Pasadena, November 4, 1995

Dear Valia:

I was especially struck by your description of the people you went to help, and how they ended up helping you even more. There is something very deep within us that binds us all together. It is this deeper part of us that makes us warm and kindhearted to our fellow human beings. It is also that part of us that recognizes the "atmosphere" of people and places. Of course most people are not concerned with these matters and would doubt their reality. This is the message of Plato's parable of the Cave: most people do not see the real light because they have always lived in the shadows of their mind. Imagine what it would be like if we lived our entire lives in a cave and had never seen the real light. We would be afraid to leave. So Plato describes someone who had the courage to find a way out of the Cave, even though all his friends doubted him. When he finally gets out and sees the real light, it is so beautiful that he wants to stay in it forever. But he has compassion for those who still live in the shadows, and he realizes that he must go back to help them find a way out. When he returns to the cave, he leaves his heart behind in the true light, and no one believes him when he describes the light. If we were in his position, what could we do? Well, we could learn another way to tell people that there is another, much more important reality: we could learn how to live the light. So in our normal everyday routine of home and work, the people we touch can see the light in our eyes, feel the light in our hearts, and know we are trying to see the world in a different way.

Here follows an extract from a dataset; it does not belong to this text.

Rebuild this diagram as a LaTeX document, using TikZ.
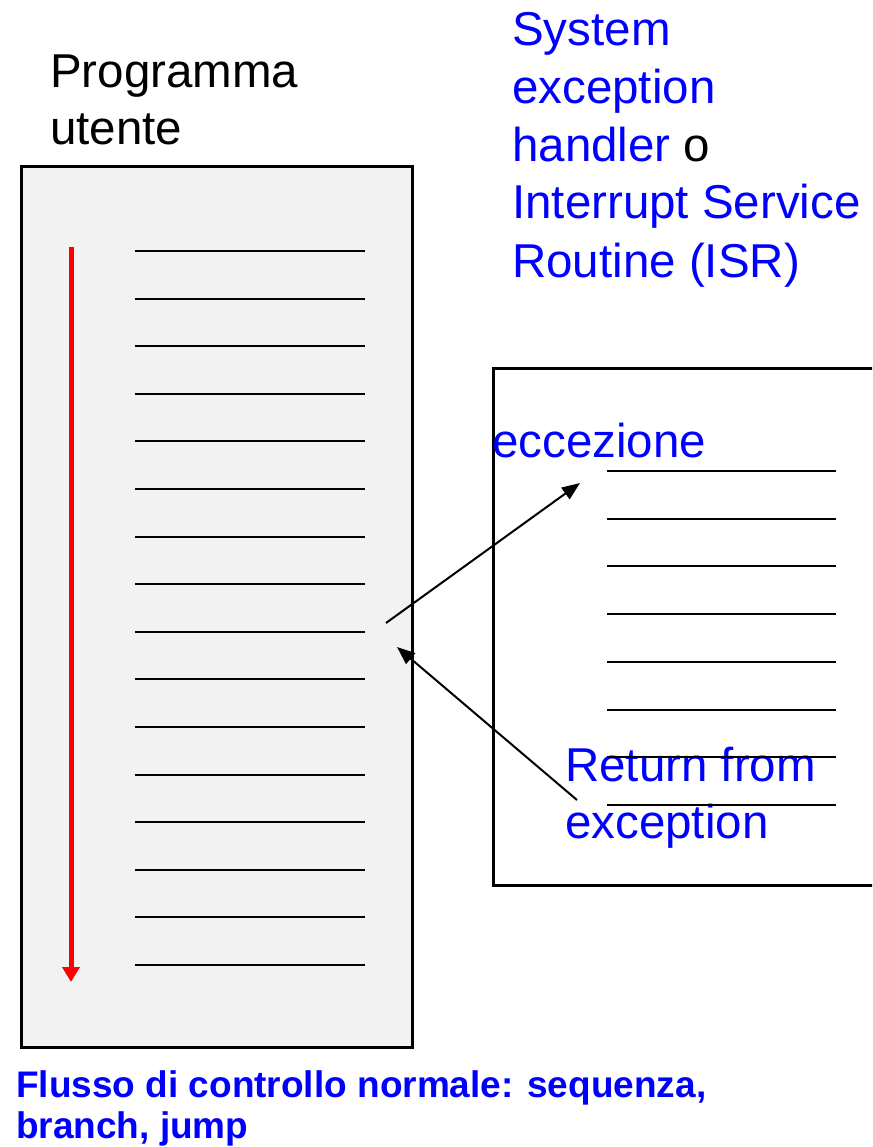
\documentclass[tikz,border=0pt]{standalone}
\usepackage{fontspec}
\setmainfont{Liberation Sans}
\usetikzlibrary{positioning}
\usetikzlibrary{arrows.meta}
\definecolor{sfondo}{HTML}{F2F2F2}
\definecolor{blu}{HTML}{0000FF}
\definecolor{rosso}{HTML}{FF0000}
\tikzset{
  riga/.style={line width=2pt},
  scatola/.style={draw, line width=3pt, anchor=north west, inner sep=0pt},
  testo/.style={anchor=base west, inner sep=0pt, font=\fontsize{47.5}{57}\selectfont},
  nota/.style={testo, text=blu},
  didascalia/.style={anchor=base west, inner sep=0pt, text=blu, font=\fontsize{37}{45}\selectfont\bfseries},
  freccia/.style={line width=2pt, -{Triangle[length=18pt,width=14pt]}},
}
\begin{document}
\begin{tikzpicture}[x=1pt,y=-1pt]
        \useasboundingbox (0,0) rectangle (872,1147);
        \clip (0,0) rectangle (872,1147);

        % programma utente
        \node[scatola, fill=sfondo, minimum width=391pt, minimum height=881pt] (prog) at (20,165) {};
        \node[testo] (titolo1) at (50,88) {Programma};
        \node[testo] (titolo2) at (50,145) {utente};
        \foreach \i in {0,...,15}
            \draw[riga] (135,{251+47.6*\i}) -- (365,{251+47.6*\i});
        \draw[line width=5pt, rosso, -{Triangle[length=15pt,width=17pt]}] (71,247) -- (71,982);

        % gestore
        \node[scatola, minimum width=420pt, minimum height=517pt] (isr) at (492,367) {};
        \node[nota] (isr1) at (512,46) {System};
        \node[nota] (isr2) at (512,104) {exception};
        \node[nota] (isr3) at (512,162) {handler \textcolor{black}{o}};
        \node[nota] (isr4) at (512,219) {Interrupt Service};
        \node[nota] (isr5) at (512,277) {Routine (ISR)};
        \node[nota] (ecc) at (492,457) {eccezione};
        \node[nota] (ret1) at (565,781) {Return from};
        \node[nota] (ret2) at (565,838) {exception};
        \foreach \i in {0,...,7}
            \draw[riga] (607,{471+47.7*\i}) -- (836,{471+47.7*\i});

        % salto e ritorno
        \coordinate (salto) at (386,623);
        \coordinate (ingresso) at (580,483);
        \coordinate (ritorno) at (577,800);
        \coordinate (rientro) at (397,647);
        \draw[freccia] (salto) -- (ingresso);
        \draw[freccia] (ritorno) -- (rientro);

        \node[didascalia] (flusso1) at (16,1097) {Flusso di controllo normale: sequenza,};
        \node[didascalia] (flusso2) at (16,1138) {branch, jump};
\end{tikzpicture}
\end{document}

Thessalonica, December 9, 1995

Dear Jim:

I was very moved by your description of Plato's Cave. These are things that are very hard for me to describe to you. It is when I read the ancient texts that I have the feeling of fulfillment, satisfaction, and spiritual joy. There are so many writings by philosophers, historians, lyrical poets, and also physicians, mathematicians, astronomers, and engineers, who write with such perfection and richness of expression about all the wonders of the cosmos, both esoteric and exoteric. I feel that something magical happened at that time on this small corner of the world, that the bright ideas of the future were integrated here in the past of Greece, and that this wonder has spread throughout the world and we today are discovering the seeds of it everywhere. I had the good fortune to hear some very beautiful ideas from my professors at the University. But in truth, there is only one idea that anyone can take away from this entire treasury of thought. It is as you wrote to me: as if you had seen the Light and then, whatever happened to you, you still carried it within you. It is a gift that we share, that no one can take from us, a tiny seed that sprouts within us and grows and unfolds its roots, stretching them out to all those who live around us.

Pasadena, January 9, 1996

Dear Valia:

It is indeed a beautiful experience to exchange thoughts about the inner life. It strengthens the idea that our true being is very deep and we are connected by invisible bonds. Perhaps our most essential human need is to be continually reminded of our intimate connection with each other. That must be why we venerate the ancient philosophers who wrote about this with such conviction. I am especially attracted to the simplicity of Socrates who told us that philosophy begins when we learn to question our set ways of thinking, when a person asks "What do I mean by 'myself'?" "How can I know what is good for myself?" I have long wondered why Socrates did not claim to have any wisdom — all he claimed was that he sought it with love. But as I write this I have the feeling that true wisdom is not something that anyone has. Wisdom is precisely the process of seeking truth everywhere — seeking it with love. In this way, we follow life with affection, we care for each person and each moment, and our minds are open to a special kind of creativity: we fashion our thoughts and actions to work in harmony with nature and with our fellow human beings. This of course is impossible to do all the time. The mind fills with anxiety, expectation, disappointment, and we trade our care for what is happening for the illusions in our minds. The best we can do is to gently return to an open mind and a caring heart, over and over again. I believe this openness and caring is the Light. We always have it within us, and when we share it with others it brightens their lives. It shines on the dark seeds of the Light within them and awakens them to new life.